Official acts as middleman in city development

Tom Giratikanon

Century Theaters, 1715 Maple Ave., is one of James Wolinski’s favorite places in Evanston, and he considers it one of the most beautiful multiplexes in the area.

“It’s gorgeous,” he said, “I love to go to the movies.”

The theater was also a professional achievement for Wolinski, who has been the director of community development in Evanston for 11 years.

He serves as a liaison between aldermen and developers and briefs both groups about the standards that proposals must meet.

Wolinski credits the theater project with helping to revitalize downtown after the theater was completed in 2000.

“It spurred a nightlife that wasn’t there before,” he said.

With his silver watch, clear oval glasses and sleek white hair, Wolinski sits in the center of his circular office at the Evanston Civic Center, 2100 Ridge Ave., during a time of construction boom for the city. He has worked in city government for his entire career.

“I was always interested in urban planning,” he said.

Wolinski is the first city official who developers talk with when deciding what can be built on a piece of land, said Walter Kihm, a developer of Cyrus Homes.

“He’s a straight-shooter and a man of his word,” Kihm said. “He tells you like it is.”

Kihm said Wolinski has always been accessible throughout the more than 15 years they have worked together. Wolinski was the building and zoning director for the city before he became community development director.

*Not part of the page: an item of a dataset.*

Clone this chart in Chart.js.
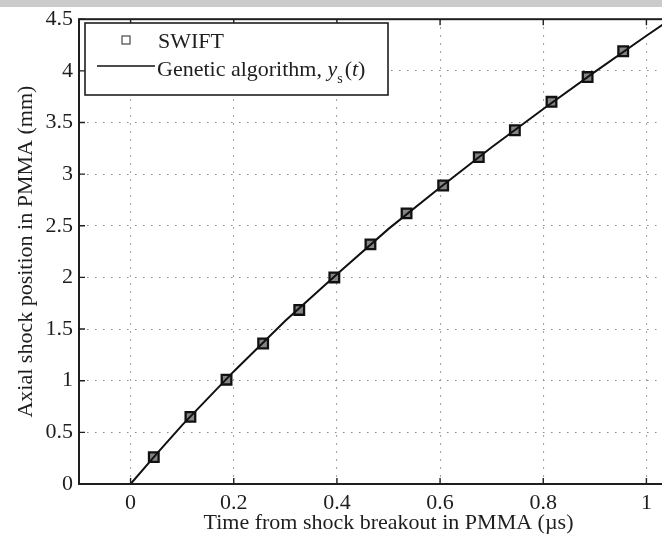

Wolinski said his job is to guide developers from the time they look into buying land until they make their case to aldermen and to critique them when their proposals violate regulations.

When buildings are completed, Wolinski sometimes meets in person with families who move in. He also receives calls from families complaining that new high-rises have negative effects, such as blocking lakeviews.

“The position he’s in, dealing with all sides – he’s kind of the middleman that brings all sides together,” Kihm said of Wolinski.

Wolinski also advises aldermen about whether proposals comply with building safety and maintenance codes. When he attends City Council or committee meetings, his days can stretch from 8:30 a.m. to 10:30 p.m.

Wolinski is unfailingly helpful, said Ald. Lionel Jean-Baptiste (2nd), who interacts with Wolinski during most weeks.

“He’s the easiest person to work with; I don’t know how he does it. He’s always on top of his responsibilities,” he said.

There are several proposed developments in Jean-Baptiste’s ward, such as 40 townhomes for 1613 Church St. and affordable-housing units at Church Street and Darrow Avenue. City Council voted Tuesday to postpone Darrow Corners, but it approved the Church Street Village proposal.

Wolinski has earned two master’s degrees, one in public administration from the University of Illinois and one in communication from Northwestern in 2000. The diplomas hang on the wall of his office.

The largest photograph in Wolinski’s office shows him and other city officials on Howard Street. It was taken in 1995 as part of a neighborhood plan that included picking up trash to clean up the area, he said.

Despite the number of large projects in the downtown area, Wolinski said it is also important to take care of other areas.

“We go to people and find out what they want their community to be,” he said.